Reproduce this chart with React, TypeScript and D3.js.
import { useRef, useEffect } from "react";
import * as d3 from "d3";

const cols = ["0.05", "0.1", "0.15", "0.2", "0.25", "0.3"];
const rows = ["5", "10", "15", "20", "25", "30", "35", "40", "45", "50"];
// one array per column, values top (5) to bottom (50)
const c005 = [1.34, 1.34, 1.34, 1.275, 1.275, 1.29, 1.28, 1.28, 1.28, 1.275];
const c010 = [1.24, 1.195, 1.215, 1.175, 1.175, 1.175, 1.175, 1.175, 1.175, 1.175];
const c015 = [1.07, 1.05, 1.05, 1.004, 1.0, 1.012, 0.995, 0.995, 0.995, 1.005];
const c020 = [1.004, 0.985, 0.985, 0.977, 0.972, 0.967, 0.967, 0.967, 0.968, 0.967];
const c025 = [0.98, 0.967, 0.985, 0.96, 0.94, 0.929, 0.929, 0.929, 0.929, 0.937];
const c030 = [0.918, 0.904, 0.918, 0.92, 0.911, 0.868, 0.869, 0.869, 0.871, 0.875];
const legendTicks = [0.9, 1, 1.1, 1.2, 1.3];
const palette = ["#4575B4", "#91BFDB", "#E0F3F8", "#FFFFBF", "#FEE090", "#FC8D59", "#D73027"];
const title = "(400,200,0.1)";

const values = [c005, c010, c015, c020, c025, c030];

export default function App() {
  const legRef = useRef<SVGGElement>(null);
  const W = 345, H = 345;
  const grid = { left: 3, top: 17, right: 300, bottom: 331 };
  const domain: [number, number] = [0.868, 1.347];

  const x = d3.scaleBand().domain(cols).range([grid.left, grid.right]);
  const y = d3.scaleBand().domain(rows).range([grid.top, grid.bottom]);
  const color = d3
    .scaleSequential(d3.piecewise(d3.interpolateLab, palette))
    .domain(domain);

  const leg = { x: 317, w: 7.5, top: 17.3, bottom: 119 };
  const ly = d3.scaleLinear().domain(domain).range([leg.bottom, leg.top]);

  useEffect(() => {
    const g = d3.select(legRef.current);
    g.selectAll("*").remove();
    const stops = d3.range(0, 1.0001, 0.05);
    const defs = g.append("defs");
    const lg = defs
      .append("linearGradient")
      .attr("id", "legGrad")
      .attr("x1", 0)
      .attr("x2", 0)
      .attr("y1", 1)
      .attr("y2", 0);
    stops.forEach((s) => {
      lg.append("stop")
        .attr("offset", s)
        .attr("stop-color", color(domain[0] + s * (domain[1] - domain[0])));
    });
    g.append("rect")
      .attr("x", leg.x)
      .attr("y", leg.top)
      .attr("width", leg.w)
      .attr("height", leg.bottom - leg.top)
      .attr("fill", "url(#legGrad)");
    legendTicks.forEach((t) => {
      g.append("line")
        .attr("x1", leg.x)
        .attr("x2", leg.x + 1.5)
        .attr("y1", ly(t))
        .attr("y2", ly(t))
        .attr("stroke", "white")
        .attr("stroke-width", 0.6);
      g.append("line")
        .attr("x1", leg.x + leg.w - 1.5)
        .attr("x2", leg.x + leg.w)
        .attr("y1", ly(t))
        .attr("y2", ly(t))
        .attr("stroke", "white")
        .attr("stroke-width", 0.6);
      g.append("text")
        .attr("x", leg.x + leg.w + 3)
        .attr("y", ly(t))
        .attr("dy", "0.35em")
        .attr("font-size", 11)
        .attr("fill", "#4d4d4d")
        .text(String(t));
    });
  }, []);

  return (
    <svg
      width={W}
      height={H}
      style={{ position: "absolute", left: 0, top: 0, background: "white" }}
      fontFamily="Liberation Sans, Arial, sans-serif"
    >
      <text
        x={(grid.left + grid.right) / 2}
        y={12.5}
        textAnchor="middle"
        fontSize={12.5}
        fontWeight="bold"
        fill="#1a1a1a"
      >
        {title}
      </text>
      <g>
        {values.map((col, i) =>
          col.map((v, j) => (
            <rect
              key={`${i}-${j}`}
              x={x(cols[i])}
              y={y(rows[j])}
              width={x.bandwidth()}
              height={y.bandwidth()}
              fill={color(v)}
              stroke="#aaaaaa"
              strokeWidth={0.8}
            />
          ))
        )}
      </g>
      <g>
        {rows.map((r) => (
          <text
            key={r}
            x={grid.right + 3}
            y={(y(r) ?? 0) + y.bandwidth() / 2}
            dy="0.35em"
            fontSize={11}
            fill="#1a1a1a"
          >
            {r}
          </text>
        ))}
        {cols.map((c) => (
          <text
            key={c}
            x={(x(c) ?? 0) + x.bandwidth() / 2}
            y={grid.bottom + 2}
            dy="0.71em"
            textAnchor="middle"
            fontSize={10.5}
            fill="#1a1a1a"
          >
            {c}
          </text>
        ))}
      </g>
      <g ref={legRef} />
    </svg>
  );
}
________
**Objective:** Please write out the material word for word from its first line through the line holding "import * as", including both, and no line past it.

**Result of the task:**
Reproduce this chart with React, TypeScript and D3.js.
import { useRef, useEffect } from "react";
import * as d3 from "d3";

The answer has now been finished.